Job:
Set down only those lines that fall from the line containing "What Chart.js code" through the line containing "var GRID = '#e0e0e0';", unchanged and without pictures.

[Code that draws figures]
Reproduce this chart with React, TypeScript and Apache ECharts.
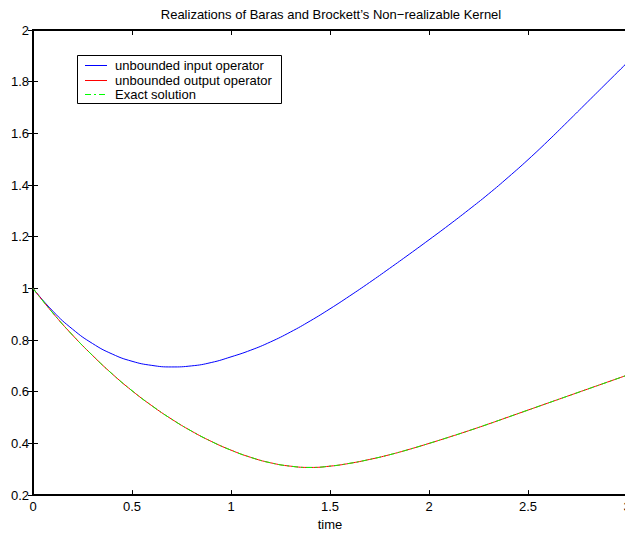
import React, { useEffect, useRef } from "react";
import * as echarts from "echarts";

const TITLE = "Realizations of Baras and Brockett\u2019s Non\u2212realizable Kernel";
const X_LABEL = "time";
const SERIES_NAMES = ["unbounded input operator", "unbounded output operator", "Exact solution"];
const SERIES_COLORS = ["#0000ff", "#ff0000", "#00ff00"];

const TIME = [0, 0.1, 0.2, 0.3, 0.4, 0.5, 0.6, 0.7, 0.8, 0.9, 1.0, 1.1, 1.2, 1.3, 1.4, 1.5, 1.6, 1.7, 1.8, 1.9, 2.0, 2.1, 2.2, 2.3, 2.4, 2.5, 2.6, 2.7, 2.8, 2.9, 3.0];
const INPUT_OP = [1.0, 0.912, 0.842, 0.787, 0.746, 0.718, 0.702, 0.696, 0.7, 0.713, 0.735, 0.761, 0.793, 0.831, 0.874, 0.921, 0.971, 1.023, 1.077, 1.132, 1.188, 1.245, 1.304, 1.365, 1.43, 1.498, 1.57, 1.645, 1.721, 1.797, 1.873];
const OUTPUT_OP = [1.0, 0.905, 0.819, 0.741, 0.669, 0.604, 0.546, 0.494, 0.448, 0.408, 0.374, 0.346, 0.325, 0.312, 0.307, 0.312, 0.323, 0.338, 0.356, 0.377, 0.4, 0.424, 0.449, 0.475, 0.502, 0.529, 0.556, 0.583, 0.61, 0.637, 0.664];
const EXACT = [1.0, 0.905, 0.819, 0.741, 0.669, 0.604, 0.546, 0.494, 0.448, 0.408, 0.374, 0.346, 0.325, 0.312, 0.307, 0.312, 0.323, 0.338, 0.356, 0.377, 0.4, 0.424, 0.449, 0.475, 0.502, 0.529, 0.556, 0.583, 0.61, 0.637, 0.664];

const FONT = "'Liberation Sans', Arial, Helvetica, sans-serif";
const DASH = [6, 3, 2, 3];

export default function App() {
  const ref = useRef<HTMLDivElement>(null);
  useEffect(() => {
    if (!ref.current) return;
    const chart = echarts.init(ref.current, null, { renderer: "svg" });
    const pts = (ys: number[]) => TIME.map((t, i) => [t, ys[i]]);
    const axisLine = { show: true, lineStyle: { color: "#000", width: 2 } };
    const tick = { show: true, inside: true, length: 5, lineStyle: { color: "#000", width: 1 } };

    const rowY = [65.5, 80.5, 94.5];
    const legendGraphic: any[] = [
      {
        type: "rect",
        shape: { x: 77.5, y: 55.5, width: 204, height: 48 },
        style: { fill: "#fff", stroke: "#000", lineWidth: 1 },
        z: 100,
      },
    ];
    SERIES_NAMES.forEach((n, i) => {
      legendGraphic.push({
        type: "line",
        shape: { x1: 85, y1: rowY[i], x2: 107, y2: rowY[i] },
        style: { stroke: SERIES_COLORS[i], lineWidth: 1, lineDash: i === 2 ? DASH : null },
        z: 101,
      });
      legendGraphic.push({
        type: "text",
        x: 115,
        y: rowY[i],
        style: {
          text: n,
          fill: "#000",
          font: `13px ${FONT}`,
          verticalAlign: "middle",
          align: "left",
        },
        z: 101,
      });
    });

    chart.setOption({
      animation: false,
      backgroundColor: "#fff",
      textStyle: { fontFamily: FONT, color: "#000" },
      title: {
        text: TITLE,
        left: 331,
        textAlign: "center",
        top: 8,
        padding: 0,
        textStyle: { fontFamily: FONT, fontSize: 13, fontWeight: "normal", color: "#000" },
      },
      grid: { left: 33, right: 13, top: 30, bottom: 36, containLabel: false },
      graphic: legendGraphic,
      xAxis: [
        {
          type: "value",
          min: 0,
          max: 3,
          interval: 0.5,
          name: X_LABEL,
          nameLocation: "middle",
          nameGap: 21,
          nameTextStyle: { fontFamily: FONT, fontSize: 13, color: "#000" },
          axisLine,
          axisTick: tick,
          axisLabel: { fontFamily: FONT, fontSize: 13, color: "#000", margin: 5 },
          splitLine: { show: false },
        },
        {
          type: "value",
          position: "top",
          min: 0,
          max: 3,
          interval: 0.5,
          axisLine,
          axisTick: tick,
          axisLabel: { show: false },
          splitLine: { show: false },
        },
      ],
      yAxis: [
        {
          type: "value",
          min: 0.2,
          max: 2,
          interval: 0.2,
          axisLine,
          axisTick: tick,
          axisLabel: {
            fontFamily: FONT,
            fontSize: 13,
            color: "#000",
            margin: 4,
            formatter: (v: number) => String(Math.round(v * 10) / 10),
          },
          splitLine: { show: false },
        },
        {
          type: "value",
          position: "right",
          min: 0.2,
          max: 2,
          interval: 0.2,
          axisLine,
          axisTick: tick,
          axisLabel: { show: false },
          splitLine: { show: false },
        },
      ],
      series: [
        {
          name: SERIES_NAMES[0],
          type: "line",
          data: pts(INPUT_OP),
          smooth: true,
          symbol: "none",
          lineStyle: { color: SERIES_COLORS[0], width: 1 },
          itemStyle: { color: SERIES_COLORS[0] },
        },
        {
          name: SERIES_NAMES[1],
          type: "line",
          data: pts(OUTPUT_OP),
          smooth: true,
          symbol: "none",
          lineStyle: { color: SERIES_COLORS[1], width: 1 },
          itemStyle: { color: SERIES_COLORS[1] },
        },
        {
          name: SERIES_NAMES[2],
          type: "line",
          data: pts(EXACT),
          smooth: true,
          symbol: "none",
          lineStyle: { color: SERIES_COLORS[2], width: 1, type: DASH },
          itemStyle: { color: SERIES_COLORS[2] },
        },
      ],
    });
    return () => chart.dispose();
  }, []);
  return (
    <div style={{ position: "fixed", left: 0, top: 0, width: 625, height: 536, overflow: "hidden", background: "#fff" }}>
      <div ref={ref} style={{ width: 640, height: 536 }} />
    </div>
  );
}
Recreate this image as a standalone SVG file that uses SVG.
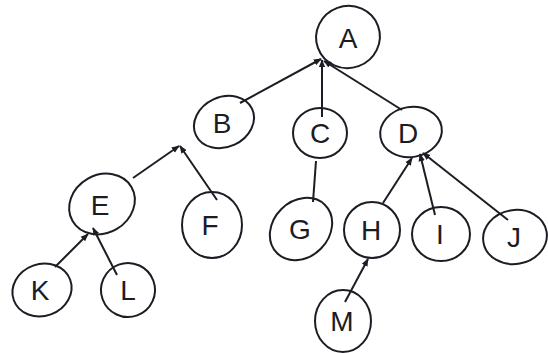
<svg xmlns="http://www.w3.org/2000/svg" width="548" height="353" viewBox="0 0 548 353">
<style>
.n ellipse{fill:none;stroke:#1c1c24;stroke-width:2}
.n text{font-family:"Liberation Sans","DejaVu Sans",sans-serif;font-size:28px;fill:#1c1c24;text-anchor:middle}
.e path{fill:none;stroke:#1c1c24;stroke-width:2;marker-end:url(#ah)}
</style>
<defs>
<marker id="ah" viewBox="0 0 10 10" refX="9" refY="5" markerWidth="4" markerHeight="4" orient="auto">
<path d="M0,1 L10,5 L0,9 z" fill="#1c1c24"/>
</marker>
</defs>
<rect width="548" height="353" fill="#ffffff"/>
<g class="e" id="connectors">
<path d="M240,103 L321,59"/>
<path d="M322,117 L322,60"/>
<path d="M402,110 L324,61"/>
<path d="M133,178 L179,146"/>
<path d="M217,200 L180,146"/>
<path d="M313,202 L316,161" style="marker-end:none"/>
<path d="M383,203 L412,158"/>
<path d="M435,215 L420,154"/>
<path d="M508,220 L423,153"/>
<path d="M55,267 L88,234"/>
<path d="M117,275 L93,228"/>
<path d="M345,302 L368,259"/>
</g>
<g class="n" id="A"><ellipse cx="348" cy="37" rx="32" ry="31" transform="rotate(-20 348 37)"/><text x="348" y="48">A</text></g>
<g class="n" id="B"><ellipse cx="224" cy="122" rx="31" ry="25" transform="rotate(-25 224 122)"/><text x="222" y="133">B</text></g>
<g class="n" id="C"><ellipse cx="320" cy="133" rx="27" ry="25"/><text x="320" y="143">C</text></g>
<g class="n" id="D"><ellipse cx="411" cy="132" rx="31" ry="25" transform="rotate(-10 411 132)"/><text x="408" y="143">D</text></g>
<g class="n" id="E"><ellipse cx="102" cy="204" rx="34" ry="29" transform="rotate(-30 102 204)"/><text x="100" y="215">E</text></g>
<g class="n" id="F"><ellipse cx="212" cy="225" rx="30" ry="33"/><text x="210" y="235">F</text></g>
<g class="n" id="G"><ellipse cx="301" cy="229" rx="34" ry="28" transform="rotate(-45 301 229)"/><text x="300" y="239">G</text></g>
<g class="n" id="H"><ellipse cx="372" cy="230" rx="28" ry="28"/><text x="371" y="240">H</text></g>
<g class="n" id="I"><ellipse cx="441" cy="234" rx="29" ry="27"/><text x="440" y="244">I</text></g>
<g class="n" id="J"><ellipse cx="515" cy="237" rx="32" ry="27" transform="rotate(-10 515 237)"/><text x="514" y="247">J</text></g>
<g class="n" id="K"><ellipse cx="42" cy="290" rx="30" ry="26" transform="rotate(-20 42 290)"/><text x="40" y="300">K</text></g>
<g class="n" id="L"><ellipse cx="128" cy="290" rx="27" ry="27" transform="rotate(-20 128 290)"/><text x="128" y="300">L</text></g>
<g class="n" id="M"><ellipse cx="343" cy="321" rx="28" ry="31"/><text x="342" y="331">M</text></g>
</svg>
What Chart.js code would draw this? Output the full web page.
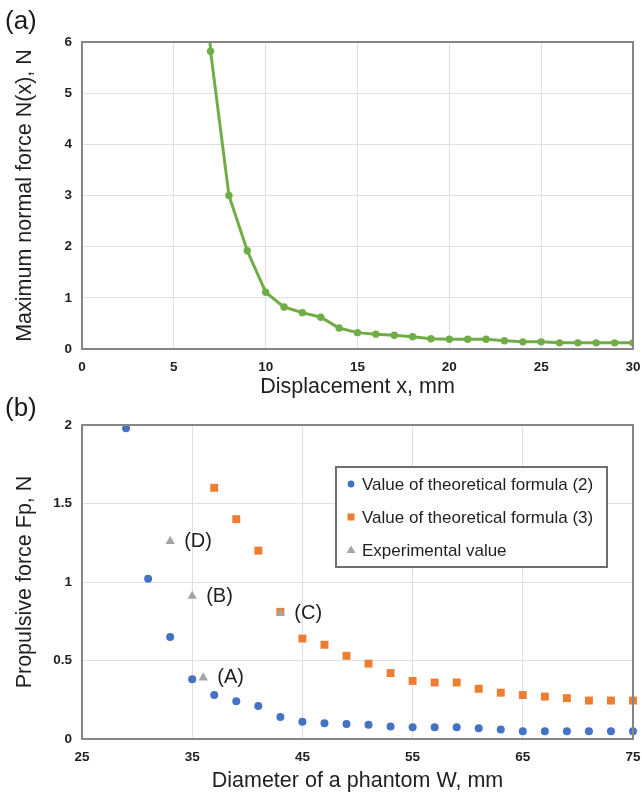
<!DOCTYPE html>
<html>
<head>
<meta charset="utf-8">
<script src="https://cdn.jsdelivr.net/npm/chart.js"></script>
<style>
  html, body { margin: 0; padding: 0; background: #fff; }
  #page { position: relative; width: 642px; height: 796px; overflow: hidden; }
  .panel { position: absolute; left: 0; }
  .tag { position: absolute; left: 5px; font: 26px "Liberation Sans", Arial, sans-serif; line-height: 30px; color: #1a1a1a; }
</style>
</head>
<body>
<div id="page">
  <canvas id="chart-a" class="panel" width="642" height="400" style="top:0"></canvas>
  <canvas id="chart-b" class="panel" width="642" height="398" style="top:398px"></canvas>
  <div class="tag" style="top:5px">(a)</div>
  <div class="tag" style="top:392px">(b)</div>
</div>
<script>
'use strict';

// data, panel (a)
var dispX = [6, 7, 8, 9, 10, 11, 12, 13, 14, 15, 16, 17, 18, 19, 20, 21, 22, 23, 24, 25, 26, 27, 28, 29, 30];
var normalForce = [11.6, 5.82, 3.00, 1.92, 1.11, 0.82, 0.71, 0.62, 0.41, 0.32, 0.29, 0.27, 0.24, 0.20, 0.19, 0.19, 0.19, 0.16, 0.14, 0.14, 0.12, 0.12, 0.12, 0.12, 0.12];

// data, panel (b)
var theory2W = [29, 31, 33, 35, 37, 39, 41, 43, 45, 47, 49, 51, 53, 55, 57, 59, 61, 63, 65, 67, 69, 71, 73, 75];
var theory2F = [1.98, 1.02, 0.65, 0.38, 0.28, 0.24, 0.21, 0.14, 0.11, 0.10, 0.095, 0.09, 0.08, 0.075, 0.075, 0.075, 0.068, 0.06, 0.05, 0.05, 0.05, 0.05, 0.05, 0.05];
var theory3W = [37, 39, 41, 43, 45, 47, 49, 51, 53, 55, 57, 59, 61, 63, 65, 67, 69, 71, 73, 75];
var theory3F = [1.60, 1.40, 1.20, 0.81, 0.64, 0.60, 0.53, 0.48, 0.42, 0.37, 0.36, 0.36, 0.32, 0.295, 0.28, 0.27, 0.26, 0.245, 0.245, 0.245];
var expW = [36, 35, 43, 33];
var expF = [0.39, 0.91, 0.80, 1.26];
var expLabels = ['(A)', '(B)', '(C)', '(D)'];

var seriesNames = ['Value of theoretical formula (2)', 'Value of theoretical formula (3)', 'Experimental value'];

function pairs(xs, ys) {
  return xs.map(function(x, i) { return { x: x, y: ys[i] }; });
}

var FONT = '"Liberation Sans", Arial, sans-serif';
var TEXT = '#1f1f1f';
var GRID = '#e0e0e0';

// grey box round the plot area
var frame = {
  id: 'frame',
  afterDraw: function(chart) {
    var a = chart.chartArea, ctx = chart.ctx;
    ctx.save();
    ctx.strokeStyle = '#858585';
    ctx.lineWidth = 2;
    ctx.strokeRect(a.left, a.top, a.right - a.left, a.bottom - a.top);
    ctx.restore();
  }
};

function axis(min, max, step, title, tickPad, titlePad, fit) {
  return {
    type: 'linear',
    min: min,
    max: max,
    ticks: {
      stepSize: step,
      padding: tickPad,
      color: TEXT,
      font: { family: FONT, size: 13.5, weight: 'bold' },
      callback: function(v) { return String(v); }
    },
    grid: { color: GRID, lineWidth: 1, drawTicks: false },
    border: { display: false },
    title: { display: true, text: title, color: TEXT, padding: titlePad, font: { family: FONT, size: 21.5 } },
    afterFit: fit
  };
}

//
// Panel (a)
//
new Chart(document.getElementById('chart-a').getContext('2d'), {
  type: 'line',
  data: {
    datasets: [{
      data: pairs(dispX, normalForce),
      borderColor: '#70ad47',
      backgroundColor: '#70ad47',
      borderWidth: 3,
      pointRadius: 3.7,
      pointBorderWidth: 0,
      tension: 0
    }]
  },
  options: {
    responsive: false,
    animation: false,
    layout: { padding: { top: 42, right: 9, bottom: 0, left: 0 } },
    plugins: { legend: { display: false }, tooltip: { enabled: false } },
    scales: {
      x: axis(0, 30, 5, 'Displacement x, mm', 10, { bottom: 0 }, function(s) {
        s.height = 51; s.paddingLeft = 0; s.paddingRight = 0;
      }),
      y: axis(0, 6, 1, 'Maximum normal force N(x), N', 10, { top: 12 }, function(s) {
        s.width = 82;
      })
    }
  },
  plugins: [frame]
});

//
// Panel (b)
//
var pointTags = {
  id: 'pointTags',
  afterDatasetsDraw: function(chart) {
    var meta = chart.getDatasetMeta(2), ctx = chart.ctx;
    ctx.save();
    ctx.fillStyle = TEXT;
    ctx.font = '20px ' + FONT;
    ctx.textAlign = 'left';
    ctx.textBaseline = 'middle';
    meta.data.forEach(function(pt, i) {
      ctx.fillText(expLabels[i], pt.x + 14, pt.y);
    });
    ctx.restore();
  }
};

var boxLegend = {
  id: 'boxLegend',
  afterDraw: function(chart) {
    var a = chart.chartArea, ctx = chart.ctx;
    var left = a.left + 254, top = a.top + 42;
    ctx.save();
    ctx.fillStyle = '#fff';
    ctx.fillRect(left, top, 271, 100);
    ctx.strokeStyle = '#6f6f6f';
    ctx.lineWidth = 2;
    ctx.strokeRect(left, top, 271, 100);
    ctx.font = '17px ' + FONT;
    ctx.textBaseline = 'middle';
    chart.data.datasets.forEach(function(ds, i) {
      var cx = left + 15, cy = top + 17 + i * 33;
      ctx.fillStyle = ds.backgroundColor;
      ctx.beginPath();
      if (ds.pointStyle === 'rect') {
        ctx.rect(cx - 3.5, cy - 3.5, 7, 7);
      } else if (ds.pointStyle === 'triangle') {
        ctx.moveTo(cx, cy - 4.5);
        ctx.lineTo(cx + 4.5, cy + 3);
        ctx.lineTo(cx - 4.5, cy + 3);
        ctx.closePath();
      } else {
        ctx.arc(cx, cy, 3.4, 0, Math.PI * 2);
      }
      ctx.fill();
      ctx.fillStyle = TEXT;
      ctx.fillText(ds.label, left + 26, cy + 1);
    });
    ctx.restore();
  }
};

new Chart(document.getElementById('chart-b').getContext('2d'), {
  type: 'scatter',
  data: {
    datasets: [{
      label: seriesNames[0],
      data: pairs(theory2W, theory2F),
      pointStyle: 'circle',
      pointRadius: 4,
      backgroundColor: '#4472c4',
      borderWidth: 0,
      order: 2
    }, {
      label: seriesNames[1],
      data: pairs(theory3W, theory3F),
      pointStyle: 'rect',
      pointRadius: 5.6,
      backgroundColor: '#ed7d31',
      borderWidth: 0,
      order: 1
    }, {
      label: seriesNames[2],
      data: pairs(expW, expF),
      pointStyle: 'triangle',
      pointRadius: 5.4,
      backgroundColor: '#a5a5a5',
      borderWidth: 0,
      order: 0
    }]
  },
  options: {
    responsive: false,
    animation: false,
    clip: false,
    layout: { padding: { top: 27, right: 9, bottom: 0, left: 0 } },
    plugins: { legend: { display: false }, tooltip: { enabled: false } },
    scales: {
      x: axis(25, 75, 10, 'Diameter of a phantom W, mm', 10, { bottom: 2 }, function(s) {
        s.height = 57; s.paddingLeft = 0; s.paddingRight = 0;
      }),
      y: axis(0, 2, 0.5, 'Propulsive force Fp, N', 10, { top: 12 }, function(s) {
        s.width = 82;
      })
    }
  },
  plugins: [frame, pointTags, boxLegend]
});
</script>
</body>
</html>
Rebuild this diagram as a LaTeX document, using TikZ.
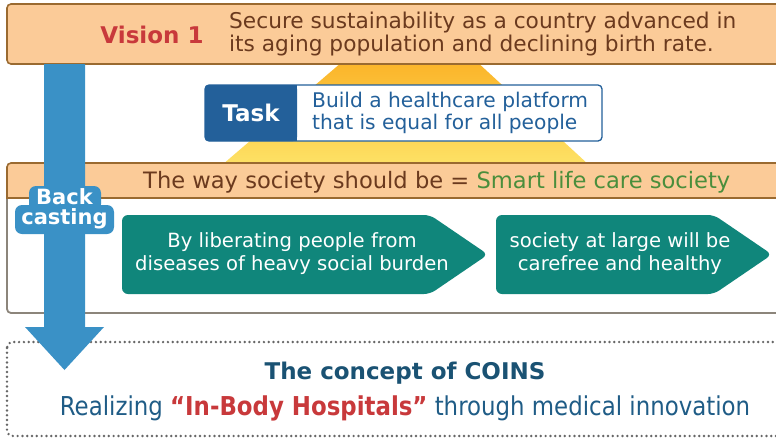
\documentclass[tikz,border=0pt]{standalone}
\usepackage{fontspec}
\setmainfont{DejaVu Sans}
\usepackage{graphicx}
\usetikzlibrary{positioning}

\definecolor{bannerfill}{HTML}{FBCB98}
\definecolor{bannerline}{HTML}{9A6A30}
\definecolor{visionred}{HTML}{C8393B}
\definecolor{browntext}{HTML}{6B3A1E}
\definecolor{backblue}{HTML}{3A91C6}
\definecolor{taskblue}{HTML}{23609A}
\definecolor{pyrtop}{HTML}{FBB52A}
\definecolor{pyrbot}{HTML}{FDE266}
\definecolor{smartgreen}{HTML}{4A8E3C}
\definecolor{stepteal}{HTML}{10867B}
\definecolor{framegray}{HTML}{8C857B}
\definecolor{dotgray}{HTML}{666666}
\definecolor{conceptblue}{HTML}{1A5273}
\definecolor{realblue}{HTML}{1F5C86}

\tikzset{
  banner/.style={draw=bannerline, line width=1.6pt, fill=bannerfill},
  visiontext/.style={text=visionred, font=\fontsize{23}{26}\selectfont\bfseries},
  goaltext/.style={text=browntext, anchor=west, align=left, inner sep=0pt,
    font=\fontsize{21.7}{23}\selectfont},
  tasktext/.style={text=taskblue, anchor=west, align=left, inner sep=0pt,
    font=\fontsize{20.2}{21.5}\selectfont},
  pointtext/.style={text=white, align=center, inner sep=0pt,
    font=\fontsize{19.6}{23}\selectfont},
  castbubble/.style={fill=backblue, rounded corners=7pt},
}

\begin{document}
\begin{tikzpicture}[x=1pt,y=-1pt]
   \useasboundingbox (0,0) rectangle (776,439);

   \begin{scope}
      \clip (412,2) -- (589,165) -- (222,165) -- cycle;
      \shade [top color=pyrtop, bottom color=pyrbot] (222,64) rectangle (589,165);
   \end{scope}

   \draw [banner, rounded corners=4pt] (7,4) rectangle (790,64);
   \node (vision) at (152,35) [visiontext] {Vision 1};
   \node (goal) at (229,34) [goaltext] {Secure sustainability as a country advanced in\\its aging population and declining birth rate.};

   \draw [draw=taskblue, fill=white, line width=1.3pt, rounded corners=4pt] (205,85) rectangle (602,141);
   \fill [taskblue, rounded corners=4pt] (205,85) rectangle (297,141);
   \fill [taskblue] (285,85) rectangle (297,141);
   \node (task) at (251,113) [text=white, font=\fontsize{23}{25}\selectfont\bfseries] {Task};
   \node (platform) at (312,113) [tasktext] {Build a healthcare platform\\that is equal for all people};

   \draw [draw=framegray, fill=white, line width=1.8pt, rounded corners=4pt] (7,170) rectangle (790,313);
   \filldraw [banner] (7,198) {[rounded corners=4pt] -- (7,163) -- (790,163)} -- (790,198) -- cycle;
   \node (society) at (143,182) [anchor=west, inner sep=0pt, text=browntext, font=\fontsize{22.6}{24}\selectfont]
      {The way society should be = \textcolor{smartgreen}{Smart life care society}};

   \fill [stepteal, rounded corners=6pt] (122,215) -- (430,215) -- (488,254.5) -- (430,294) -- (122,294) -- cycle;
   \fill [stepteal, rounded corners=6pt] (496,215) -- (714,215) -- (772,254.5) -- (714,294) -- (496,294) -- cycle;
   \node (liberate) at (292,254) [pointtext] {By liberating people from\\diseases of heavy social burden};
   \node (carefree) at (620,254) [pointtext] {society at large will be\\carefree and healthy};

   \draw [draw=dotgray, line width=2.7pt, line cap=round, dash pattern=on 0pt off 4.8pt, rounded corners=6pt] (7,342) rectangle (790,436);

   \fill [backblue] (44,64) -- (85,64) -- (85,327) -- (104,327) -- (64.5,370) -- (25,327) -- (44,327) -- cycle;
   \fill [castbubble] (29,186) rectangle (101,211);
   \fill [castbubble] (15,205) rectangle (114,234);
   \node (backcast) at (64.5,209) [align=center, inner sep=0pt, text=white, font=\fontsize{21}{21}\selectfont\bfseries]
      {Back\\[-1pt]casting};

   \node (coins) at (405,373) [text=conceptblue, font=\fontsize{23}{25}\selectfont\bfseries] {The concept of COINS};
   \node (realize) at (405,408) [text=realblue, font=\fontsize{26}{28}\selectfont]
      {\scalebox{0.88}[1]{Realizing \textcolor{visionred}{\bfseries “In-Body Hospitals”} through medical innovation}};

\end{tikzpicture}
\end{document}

Written answer:
What Chart.js code would draw this? Output the full web page.
<!DOCTYPE html>
<html>
<head>
<meta charset="utf-8">
<script src="https://cdn.jsdelivr.net/npm/chart.js"></script>
<style>
  html, body { margin: 0; padding: 0; background: #fff; }
  #page { position: relative; width: 642px; height: 796px; overflow: hidden; }
  .panel { position: absolute; left: 0; }
  .tag { position: absolute; left: 5px; font: 26px "Liberation Sans", Arial, sans-serif; line-height: 30px; color: #1a1a1a; }
</style>
</head>
<body>
<div id="page">
  <canvas id="chart-a" class="panel" width="642" height="400" style="top:0"></canvas>
  <canvas id="chart-b" class="panel" width="642" height="398" style="top:398px"></canvas>
  <div class="tag" style="top:5px">(a)</div>
  <div class="tag" style="top:392px">(b)</div>
</div>
<script>
'use strict';

// data, panel (a)
var dispX = [6, 7, 8, 9, 10, 11, 12, 13, 14, 15, 16, 17, 18, 19, 20, 21, 22, 23, 24, 25, 26, 27, 28, 29, 30];
var normalForce = [11.6, 5.82, 3.00, 1.92, 1.11, 0.82, 0.71, 0.62, 0.41, 0.32, 0.29, 0.27, 0.24, 0.20, 0.19, 0.19, 0.19, 0.16, 0.14, 0.14, 0.12, 0.12, 0.12, 0.12, 0.12];

// data, panel (b)
var theory2W = [29, 31, 33, 35, 37, 39, 41, 43, 45, 47, 49, 51, 53, 55, 57, 59, 61, 63, 65, 67, 69, 71, 73, 75];
var theory2F = [1.98, 1.02, 0.65, 0.38, 0.28, 0.24, 0.21, 0.14, 0.11, 0.10, 0.095, 0.09, 0.08, 0.075, 0.075, 0.075, 0.068, 0.06, 0.05, 0.05, 0.05, 0.05, 0.05, 0.05];
var theory3W = [37, 39, 41, 43, 45, 47, 49, 51, 53, 55, 57, 59, 61, 63, 65, 67, 69, 71, 73, 75];
var theory3F = [1.60, 1.40, 1.20, 0.81, 0.64, 0.60, 0.53, 0.48, 0.42, 0.37, 0.36, 0.36, 0.32, 0.295, 0.28, 0.27, 0.26, 0.245, 0.245, 0.245];
var expW = [36, 35, 43, 33];
var expF = [0.39, 0.91, 0.80, 1.26];
var expLabels = ['(A)', '(B)', '(C)', '(D)'];

var seriesNames = ['Value of theoretical formula (2)', 'Value of theoretical formula (3)', 'Experimental value'];

function pairs(xs, ys) {
  return xs.map(function(x, i) { return { x: x, y: ys[i] }; });
}

var FONT = '"Liberation Sans", Arial, sans-serif';
var TEXT = '#1f1f1f';
var GRID = '#e0e0e0';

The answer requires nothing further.